Nearly half of all IT projects get killed off before they’re even completed, according to a survey conducted by the Information Systems Audit Control Association.
ISACA, an international organization with more than 75,000 members in 160, focuses on the governance of technology within corporate enterprises, and released the survey results at a recent conference in Las Vegas. Marios Damianides, a past international president of ISACA and the IT Governance Institute, said he was surprised that 43.3 per cent of those surveyed admitted to pulling the plug on an IT project prior to full implementation. “I did not expect the numbers to be so big,” he said.
Close to 30 per cent of those surveyed said they killed off an IT project because business needs had changed. About a quarter said the project was not delivering results as expected. Damianides took this as a sign of maturation in the process of approving projects.
“The heartening thing is the fact that there is some governance in place,” said Damianides, who is also an executive with Ernst & Young. “People are saying, ‘Hold on a second, maybe we’re not getting what we should. It’s all good, because there are good decisions and good criteria for making them.”

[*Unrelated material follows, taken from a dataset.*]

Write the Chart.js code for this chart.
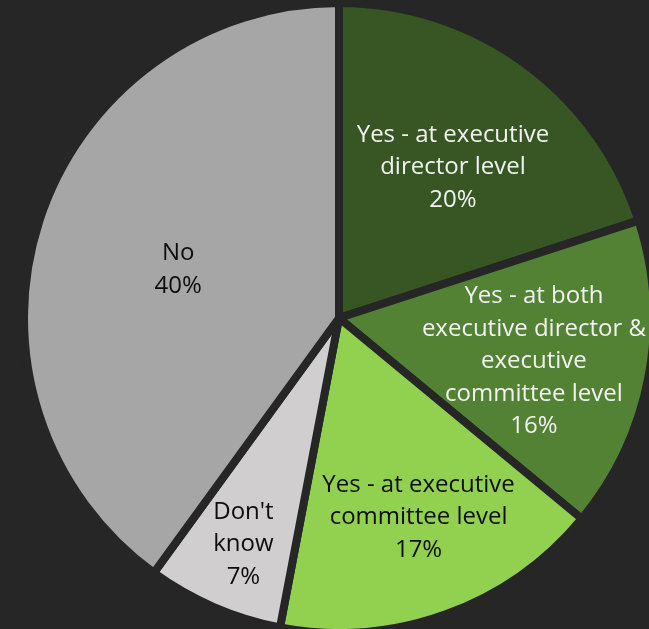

At the lower end of the scale, 14.4 per cent said IT projects had ended because they were no longer a priority, while budget constraints ranked at a mere 13.2 per cent. Only 6.6 per cent said they had ended an IT project because it did not support the business strategy.
“What these statistics mean is there is alignment up front, meaning the decision-making process works well,” Damianides said. “The learnings from the statistics are that there should be a more robust scorecard built ahead of time. You have to have goals that are immediate or project-focused, that allow you to make decisions on (whether to) stop or go.”
Andrew Hughes, principal of Sierra Systems Consultants in Victoria, B.C. and a vice-president of the local ISACA chapter, said the survey findings are a good reflection of where things tend to go wrong at the project delivery level.
“You have to be focused on discovering what the actual requirements are, as opposed to whatever the initial statements are and then doing the change management,” he said. “Most the organizations find it difficult to express requirements in a way that can be delivered on. Part of the project management exercise to get that change scoped in.”
ISACA and the IT Governance Institute often suggest managing projects by using governance frameworks such as Control Objectives for Business and Information Technology, or COBIT. A more recent set of guidelines, Val IT, offers practical approaches to delivering value on IT projects. Damianides said Val IT is already being used at big companies and allows them to catch potential problems within IT projects before they start or as they progress.
“You don’t need to kill the project if it’s not going to deliver what you thought it was going to deliver,” he said. “The issue is, do you change it, modify it, invest more in it?”
ISACA conducted the survey by e-mail and based the results on 386 responses. The results are considered accurate plus or minus five per cent, 19 times out of 20.